Orphans and vulnerable children

Children i   OVC   OVC ii

By 2001, statistics from UNAIDS revealed that AIDS had killed one or both parents of 13.4 million children still under the age of 15. The ranks of these children will soon be swelled by millions of additional others who are living with sick and dying parents. This tragedy continues to worsen as AIDS continues to kill ever larger numbers of people.

By 2010, the total number of children orphaned by HIV/AIDS is expected to nearly double to 25 million. HIV/AIDS has killed more people in sub-Saharan Africa than anywhere else in the world, and the vast majority of orphans and vulnerable children affected by HIV/AIDS are also in this region.
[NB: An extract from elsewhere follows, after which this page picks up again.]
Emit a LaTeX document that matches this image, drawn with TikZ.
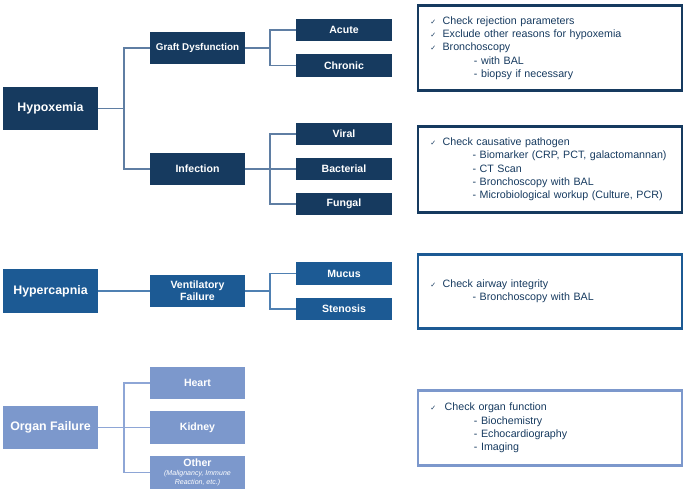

Children suffer profoundly as their parents fall sick or die. Their experience is often characterized by:

  1. Psychosocial distress. Their parents’ illness and death causes extreme psychosocial distress – worsened by the pervasive stigma and shame attached to HIV/AIDS.
  2. Economic hardship. With parents unable to work and savings spent on care, children are forced to take on the frightening adult responsibility of supporting the family.
  3. Withdrawal from school. The pressures of earning for and caring for parents and siblings can lead children to withdraw from school, even while their parents are living. The pressures to abandon schooling intensify when one or both parents die.
  4. Malnutrition and illness. Orphans and other affected children are more likely to be malnourished or to fall ill – and less likely to get the medical care they need. Poverty is the root cause, but neglect and discrimination by adults in whose care they have been left are also important factors.
  5. Loss of inheritance. Orphans are regularly cheated out of their inheritance.
  6. Fear and isolation. Dispossessed orphans are often forced out to unfamiliar and hostile places.
  7. Increased abuse and increased risk of HIV. Impoverished and without parents to educate and protect them, orphans and affected children face every kind of abuse and risk, including HIV infection. Many are forced into exploitative and dangerous work – including exchanging sex for money, food, ‘protection’ or shelter.

Institutionalised care for orphans and vulnerable children is not an appropriate option. We believe that resources are more effectively used in strengthening the abilities of families and communities to care for orphaned and affected children in their midst. SPAU believes that where institutional care is offered, programmes must be developed to integrate the children back into their communities at the earliest opportunity.

SPAU is supporting the efforts of a local group of women in Muzinda, Nsangi sub-county to provide care and support for up to 40 orphans and vulnerable children. This care includes dietary assistance, school stationery, basic sanitation materials and micro income generating projects. We are currently laying down plans to sustain food security for the biggest number of orphans and vulnerable children under this initiative.